神さまは、ご自分から離れて行ってしまったものが帰ってくるのを、本当に心から待ちわびていらっしゃるのだ。戻って来たなら、走り寄ってかき抱き、御使いらとともに喜びを爆発させる。失われてよい魂などひとつもない…。そう、そのさまよっている魂を捜し出し、神さまのもとに連れ帰るためにこそ、イエスはこの世に来られたのです。

参考

[1] 父親は、次男坊が財産をくれと言ってきた時点で、ちゃんと長男(兄息子)にも取り分を与えています(二等分したか、あるいは長子の方が多めとも考えられる)。しかしイエスさまはこのたとえ話の後半で、次男が帰ってきたあと、家に残っていた長男がいじけるシーンをくっつけて語られました。おとうさんは、好き放題やってきたあのバカ弟のためにパーティ開いてやるのに、家を離れずがんばってる自分にはなんにもしてくれない…!プンスカ(`-´#)。
確かに、早くから、幼い頃からクリスチャンで、ずっとクリスチャンらしく生きようと努力してきた人が、放蕩人生の最後になって「神さま〜」とすがりついてくるようなやつになんで神さまはごほうびをやるんだ!プンスカ(`-´#)となるのは、ありがちなことかもしれません。そのごほうびこそが、全人類にとっての希望の光なのですが。小さい子供にとっては、特に兄弟のいる子にとっては、この父親の対応は腹立たしく感じられるでしょうね。
このたとえ話の父親は、ムスッと不機嫌になった長男に対して、怒りもせず、あれこれとなだめてやります。おまえはずーっと私といっしょにいるじゃないか、私のものは全部おまえのものじゃないか…。弟息子が悔い改めてやっと手にしたものを、兄息子はずーっと持っていたわけです。それが正しくわかるようになるまでは、子供によってはしばらく年月がかかるかと思いますが、ゆっくり見守っていきましょう。その間も神さまが、ホラこれもな… あれもな… あげただろ? となだめてくださるでしょう。

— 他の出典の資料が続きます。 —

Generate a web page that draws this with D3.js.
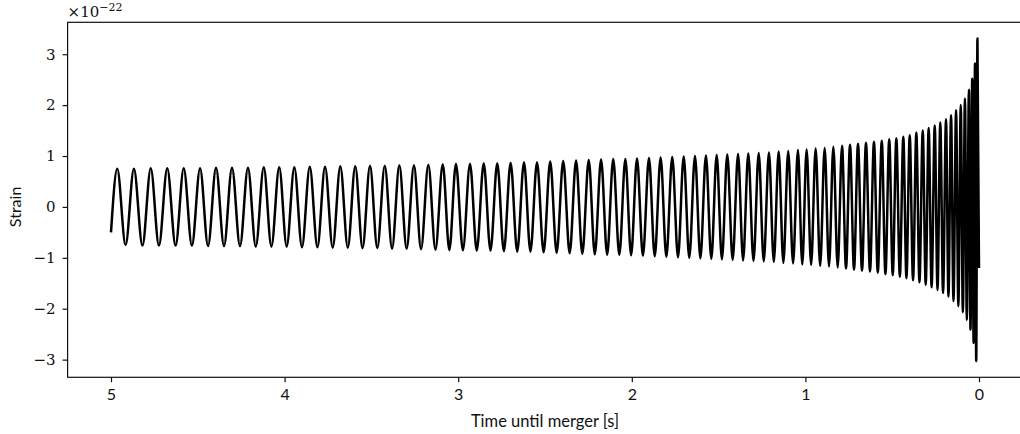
<!DOCTYPE html>
<html>
<head>
<meta charset="utf-8">
<script src="https://cdn.jsdelivr.net/npm/d3@7"></script>
<style>
  body { margin: 0; background: #fff; }
  svg { display: block; }
</style>
</head>
<body>
<script>
// Valores (strain en unidades de 1e-22, tiempo en s antes de la fusión)
var tiemposPico = [4.964, 4.868, 4.771, 4.676, 4.581, 4.487, 4.395, 4.303, 4.211, 4.120,
  4.031, 3.944, 3.855, 3.767, 3.679, 3.593, 3.508, 3.423, 3.339, 3.255,
  3.172, 3.089, 3.013, 2.932, 2.853, 2.775, 2.698, 2.621, 2.546, 2.470,
  2.395, 2.321, 2.248, 2.177, 2.107, 2.037, 1.970, 1.901, 1.834, 1.767,
  1.701, 1.636, 1.573, 1.511, 1.450, 1.388, 1.329, 1.269, 1.210, 1.154,
  1.099, 1.043, 0.993, 0.941, 0.889, 0.839, 0.789, 0.743, 0.697, 0.651,
  0.605, 0.560, 0.517, 0.476, 0.436, 0.399, 0.361, 0.324, 0.290, 0.255,
  0.223, 0.190, 0.161, 0.132, 0.105, 0.081, 0.058, 0.039, 0.023, 0.009];
var valoresPico = [0.75, 0.75, 0.76, 0.76, 0.76, 0.76, 0.77, 0.77, 0.77, 0.78,
  0.78, 0.78, 0.79, 0.79, 0.80, 0.80, 0.81, 0.81, 0.82, 0.82,
  0.83, 0.84, 0.85, 0.85, 0.86, 0.86, 0.87, 0.88, 0.88, 0.89,
  0.90, 0.91, 0.92, 0.93, 0.94, 0.94, 0.95, 0.96, 0.97, 0.98,
  0.99, 1.00, 1.01, 1.02, 1.03, 1.04, 1.05, 1.06, 1.07, 1.09,
  1.10, 1.12, 1.13, 1.15, 1.16, 1.18, 1.20, 1.22, 1.24, 1.26,
  1.28, 1.30, 1.33, 1.35, 1.38, 1.41, 1.46, 1.50, 1.55, 1.60,
  1.66, 1.72, 1.80, 1.90, 2.00, 2.13, 2.30, 2.52, 2.82, 3.31];
var tiemposValle = [4.916, 4.819, 4.724, 4.628, 4.534, 4.441, 4.349, 4.257, 4.166, 4.076,
  3.988, 3.900, 3.811, 3.723, 3.636, 3.551, 3.466, 3.381, 3.297, 3.214,
  3.131, 3.051, 2.973, 2.893, 2.814, 2.737, 2.660, 2.584, 2.508, 2.433,
  2.358, 2.285, 2.213, 2.142, 2.072, 2.004, 1.936, 1.868, 1.801, 1.734,
  1.669, 1.605, 1.542, 1.481, 1.419, 1.359, 1.299, 1.240, 1.182, 1.127,
  1.071, 1.018, 0.967, 0.915, 0.864, 0.814, 0.766, 0.720, 0.674, 0.628,
  0.583, 0.539, 0.497, 0.456, 0.418, 0.380, 0.343, 0.307, 0.273, 0.239,
  0.207, 0.176, 0.147, 0.119, 0.093, 0.070, 0.049, 0.031, 0.016];
var valoresValle = [-0.75, -0.76, -0.76, -0.76, -0.76, -0.77, -0.77, -0.77, -0.78, -0.78,
  -0.78, -0.79, -0.79, -0.80, -0.80, -0.81, -0.81, -0.82, -0.82, -0.83,
  -0.84, -0.85, -0.85, -0.86, -0.86, -0.87, -0.88, -0.88, -0.89, -0.90,
  -0.91, -0.92, -0.93, -0.94, -0.94, -0.95, -0.96, -0.97, -0.98, -0.99,
  -1.00, -1.01, -1.02, -1.03, -1.04, -1.05, -1.06, -1.07, -1.08, -1.10,
  -1.11, -1.13, -1.14, -1.16, -1.17, -1.19, -1.21, -1.23, -1.25, -1.27,
  -1.29, -1.32, -1.34, -1.37, -1.40, -1.44, -1.48, -1.53, -1.58, -1.63,
  -1.69, -1.76, -1.85, -1.95, -2.07, -2.22, -2.41, -2.67, -3.03];
var puntoInicio = [5.0, -0.50];
var puntoFinal = [0.0, -1.20];

var ticksX = [5, 4, 3, 2, 1, 0];
var ticksY = [-3, -2, -1, 0, 1, 2, 3];

// Construir la serie ordenada: inicio, pico, valle, pico, ..., pico, final
var serie = [{ t: puntoInicio[0], v: puntoInicio[1] }];
for (var i = 0; i < tiemposPico.length; i++) {
    serie.push({ t: tiemposPico[i], v: valoresPico[i] });
    if (i < tiemposValle.length) serie.push({ t: tiemposValle[i], v: valoresValle[i] });
}
serie.push({ t: puntoFinal[0], v: puntoFinal[1] });

var ancho = 1020, alto = 434;
var izq = 67.6, der = 1022.4, arriba = 22.3, abajo = 377.3;

var svg = d3.select("body").append("svg")
    .attr("width", ancho)
    .attr("height", alto);

// Margen del 5% como matplotlib
var tExt = d3.extent(serie, function(d) { return d.t; });
var vExt = d3.extent(serie, function(d) { return d.v; });
var tPad = (tExt[1] - tExt[0]) * 0.05, vPad = (vExt[1] - vExt[0]) * 0.05;

var x = d3.scaleLinear().domain([tExt[1] + tPad, tExt[0] - tPad]).range([izq, der]);
var y = d3.scaleLinear().domain([vExt[0] - vPad, vExt[1] + vPad]).range([abajo, arriba]);

var fuenteSans = "Lato, 'Open Sans', sans-serif";
var fuenteSerif = "'DejaVu Serif', 'Liberation Serif', serif";

// Onda
var linea = d3.line()
    .x(function(d) { return x(d.t); })
    .y(function(d) { return y(d.v); })
    .curve(d3.curveMonotoneX);

svg.append("path")
    .datum(serie)
    .attr("d", linea)
    .attr("fill", "none")
    .attr("stroke", "black")
    .attr("stroke-width", 2.5)
    .attr("stroke-linejoin", "round");

// Ejes
var ejeX = svg.append("g")
    .attr("transform", "translate(0," + abajo + ")")
    .call(d3.axisBottom(x).tickValues(ticksX).tickSize(5).tickPadding(6).tickFormat(d3.format("d")));
ejeX.select(".domain").remove();
ejeX.selectAll("text").attr("font-family", fuenteSans).attr("font-size", "16px").attr("fill", "#111");

var ejeY = svg.append("g")
    .attr("transform", "translate(" + izq + ",0)")
    .call(d3.axisLeft(y).tickValues(ticksY).tickSize(5).tickPadding(7)
        .tickFormat(function(d) { return d < 0 ? "\u2212" + Math.abs(d) : d; }));
ejeY.select(".domain").remove();
ejeY.selectAll("text").attr("font-family", fuenteSerif).attr("font-size", "15px").attr("fill", "#111");
svg.selectAll(".tick line").attr("stroke", "#111").attr("stroke-width", 1.2);

// Marco (el borde derecho queda fuera de la imagen)
svg.append("rect")
    .attr("x", izq)
    .attr("y", arriba)
    .attr("width", der - izq)
    .attr("height", abajo - arriba)
    .attr("fill", "none")
    .attr("stroke", "#111")
    .attr("stroke-width", 1.2);

// Etiquetas
svg.append("text")
    .attr("x", x(2.5))
    .attr("y", 427)
    .attr("text-anchor", "middle")
    .attr("font-family", fuenteSans)
    .attr("font-size", "16.5px")
    .attr("fill", "#111")
    .text("Time until merger [s]");

svg.append("text")
    .attr("transform", "translate(21," + y(0) + ") rotate(-90)")
    .attr("text-anchor", "middle")
    .attr("font-family", fuenteSans)
    .attr("font-size", "16px")
    .attr("fill", "#111")
    .text("Strain");

var exponente = svg.append("text")
    .attr("x", izq)
    .attr("y", 17)
    .attr("font-family", fuenteSerif)
    .attr("font-size", "15px")
    .attr("fill", "#111");
exponente.append("tspan").text("\u00d710");
exponente.append("tspan").attr("dy", -6).attr("font-size", "11px").text("\u221222");
</script>
</body>
</html>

[2] 「豚のエサ」という言葉から、“まずくて食えたもんじゃない”食物をイメージしてしまいがちですが、イナゴマメはほんのりと甘く、人間も食用にできるものです。放蕩息子は、「豚でさえこんなおいしいものを食べられるのに、自分は豚以下だ…」と嘆いたのです。

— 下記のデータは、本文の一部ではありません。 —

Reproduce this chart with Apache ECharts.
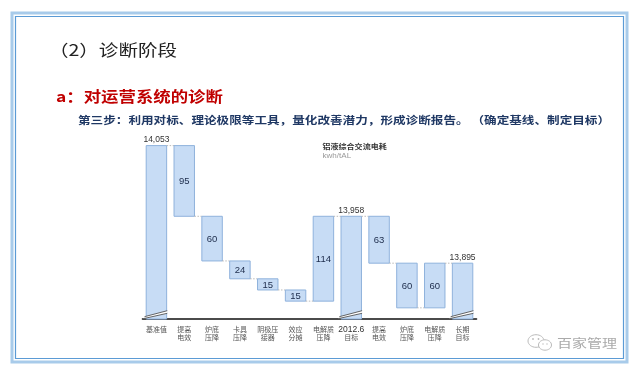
<!DOCTYPE html>
<html><head><meta charset="utf-8">
<script src="https://cdn.jsdelivr.net/npm/echarts/dist/echarts.min.js"></script>
<style>html,body{margin:0;padding:0;background:#fff}#c{width:640px;height:375px}</style>
</head><body><div id="c"></div>
<script>
const categories = ['基准值','提高\n电效','炉底\n压降','卡具\n压降','阴极压\n接器','效应\n分摊','电解质\n压降','2012.6\n目标','提高\n电效','炉底\n压降','电解质\n压降','长期\n目标'];
const values = [14053, 95, 60, 24, 15, 15, 114, 13958, 63, 60, 60, 13895];
const kinds = ['total','down','down','down','down','down','up','total','down','down','up','total'];
const valueLabels = ['14,053','95','60','24','15','15','114','13,958','63','60','60','13,895'];
const axisMin = 13820, axisMax = 14080;

// cumulative levels
let level = 0;
const rows = values.map((v, i) => {
  let lo, hi;
  if (kinds[i] === 'total') { lo = axisMin; hi = v; level = v; }
  else if (kinds[i] === 'down') { lo = level - v; hi = level; level -= v; }
  else { lo = level; hi = level + v; level += v; }
  return [i, lo, hi, level];
});

const chart = echarts.init(document.getElementById('c'), null, {renderer: 'canvas'});
const SANS = 'Liberation Sans, Arial, sans-serif';
const CJK = '"Noto Sans CJK SC", sans-serif';

function renderItem(params, api) {
  const i = api.value(0), lo = api.value(1), hi = api.value(2), end = api.value(3);
  const band = api.size([1, 0])[0];
  const w = band * 0.735;
  const pTop = api.coord([i, hi]);
  const pBot = api.coord([i, lo]);
  const x = pTop[0] - w / 2;
  const kids = [{
    type: 'rect',
    shape: {x: x, y: pTop[1], width: w, height: pBot[1] - pTop[1]},
    style: {fill: '#c7dcf5', stroke: '#8fb2dc', lineWidth: 1}
  }];
  const isTotal = kinds[i] === 'total';
  if (isTotal) {
    const y0 = pBot[1];
    kids.push({type: 'polygon', shape: {points: [[x - 1.7, y0 - 2.3], [x + w + 0.6, y0 - 8.3], [x + w + 0.6, y0 - 5.7], [x - 3, y0 - 0.3]]}, style: {fill: '#fff'}});
    kids.push({type: 'line', shape: {x1: x - 1.7, y1: y0 - 2.3, x2: x + w + 0.6, y2: y0 - 8.3}, style: {stroke: '#555', lineWidth: 0.9}});
    kids.push({type: 'line', shape: {x1: x - 3, y1: y0 - 0.3, x2: x + w + 0.6, y2: y0 - 5.7}, style: {stroke: '#555', lineWidth: 0.9}});
    kids.push({type: 'text', x: pTop[0], y: pTop[1] - 1.5, style: {text: valueLabels[i], font: '8.5px ' + SANS, fill: '#333', align: 'center', verticalAlign: 'bottom'}});
  } else {
    kids.push({type: 'text', x: pTop[0], y: (pTop[1] + pBot[1]) / 2 + 0.5, style: {text: valueLabels[i], font: '9.5px ' + SANS, fill: '#1c2b4a', align: 'center', verticalAlign: 'middle'}});
  }
  if (i < values.length - 1) {
    const pe = api.coord([i, end]);
    const pn = api.coord([i + 1, end]);
    kids.push({type: 'line', shape: {x1: x + w, y1: pe[1], x2: pn[0] - w / 2, y2: pe[1]}, style: {stroke: '#aaa', lineWidth: 0.8, lineDash: [1.5, 1.5]}});
  }
  return {type: 'group', children: kids};
}

const option = {
  animation: false,
  backgroundColor: '#fff',
  grid: {left: 142.5, right: 163.5, top: 125.5, bottom: 56, containLabel: false, outerBoundsMode: 'none'},
  xAxis: {
    type: 'category', data: categories,
    axisLine: {lineStyle: {color: '#111', width: 1.6}},
    axisTick: {show: false},
    axisLabel: {
      interval: 0, fontSize: 7, lineHeight: 8.5, margin: 6, color: '#555', fontFamily: CJK,
      formatter: v => v.indexOf('2012.6') === 0 ? '{b|2012.6}\n目标' : v,
      rich: {b: {fontSize: 8.5, lineHeight: 8.5, fontFamily: SANS, color: '#333'}}
    }
  },
  yAxis: {type: 'value', min: axisMin, max: axisMax, show: false, splitLine: {show: false}},
  series: [{type: 'custom', renderItem: renderItem, data: rows, encode: {x: 0, y: [1, 2]}, z: 2}],
  graphic: [
    {type: 'rect', shape: {x: 12, y: 13, width: 615, height: 349}, style: {fill: null, stroke: '#a8cbea', lineWidth: 3}, z: 10},
    {type: 'rect', shape: {x: 15.5, y: 16.5, width: 608, height: 342}, style: {fill: null, stroke: '#5b9bd5', lineWidth: 1.2}, z: 10},
    {type: 'text', x: 49, y: 50, scaleX: 1.22, style: {text: '（2）诊断阶段', font: '16px ' + CJK, fill: '#222', verticalAlign: 'middle'}, z: 10},
    {type: 'text', x: 56, y: 96.5, scaleX: 1.2, style: {text: 'a：对运营系统的诊断', font: 'bold 14.5px ' + CJK, fill: '#c00000', verticalAlign: 'middle'}, z: 10},
    {type: 'text', x: 78, y: 120, scaleX: 1.2, style: {text: '第三步：利用对标、理论极限等工具，量化改善潜力，形成诊断报告。 （确定基线、制定目标）', font: 'bold 10.5px ' + CJK, fill: '#1f3864', verticalAlign: 'middle'}, z: 10},
    {type: 'text', x: 322.5, y: 146, scaleX: 1.1, style: {text: '铝液综合交流电耗', font: 'bold 7.3px ' + CJK, fill: '#333', verticalAlign: 'middle'}, z: 10},
    {type: 'text', x: 322.5, y: 156.5, scaleX: 1.15, style: {text: 'kwh/tAL', font: '7px ' + SANS, fill: '#999', verticalAlign: 'middle'}, z: 10},
    {type: 'ellipse', shape: {cx: 536, cy: 341, rx: 8, ry: 6.3}, style: {fill: '#fff', stroke: '#bbb', lineWidth: 1}, z: 10},
    {type: 'ellipse', shape: {cx: 545, cy: 345, rx: 6.5, ry: 5.2}, style: {fill: '#fff', stroke: '#bbb', lineWidth: 1}, z: 11},
    {type: 'circle', shape: {cx: 533, cy: 339, r: 0.9}, style: {fill: '#bbb'}, z: 12},
    {type: 'circle', shape: {cx: 538.5, cy: 339, r: 0.9}, style: {fill: '#bbb'}, z: 12},
    {type: 'circle', shape: {cx: 543, cy: 344, r: 0.7}, style: {fill: '#bbb'}, z: 12},
    {type: 'circle', shape: {cx: 547, cy: 344, r: 0.7}, style: {fill: '#bbb'}, z: 12},
    {type: 'text', x: 557, y: 343.5, scaleX: 1.25, style: {text: '百家管理', font: '12px ' + CJK, fill: '#aaa', verticalAlign: 'middle'}, z: 10}
  ]
};
chart.setOption(option);
</script>
</body></html>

イナゴマメは、エジプトや中近東では古代から甘味料として用いられていたそうで、イスラエルでは今でも祭りの一つ「トゥ・ビシュヴァット(樹木の新年)」に、アーモンドやレーズンなどとともに食べる習慣があります。日本でも購入可。「キャロブ」で検索してみてください。粉末状のものはココアのようにして飲むこともできますし、お菓子に加工されたものも売っています。教会学校で生徒たちと味見してみてはいかがでしょうか。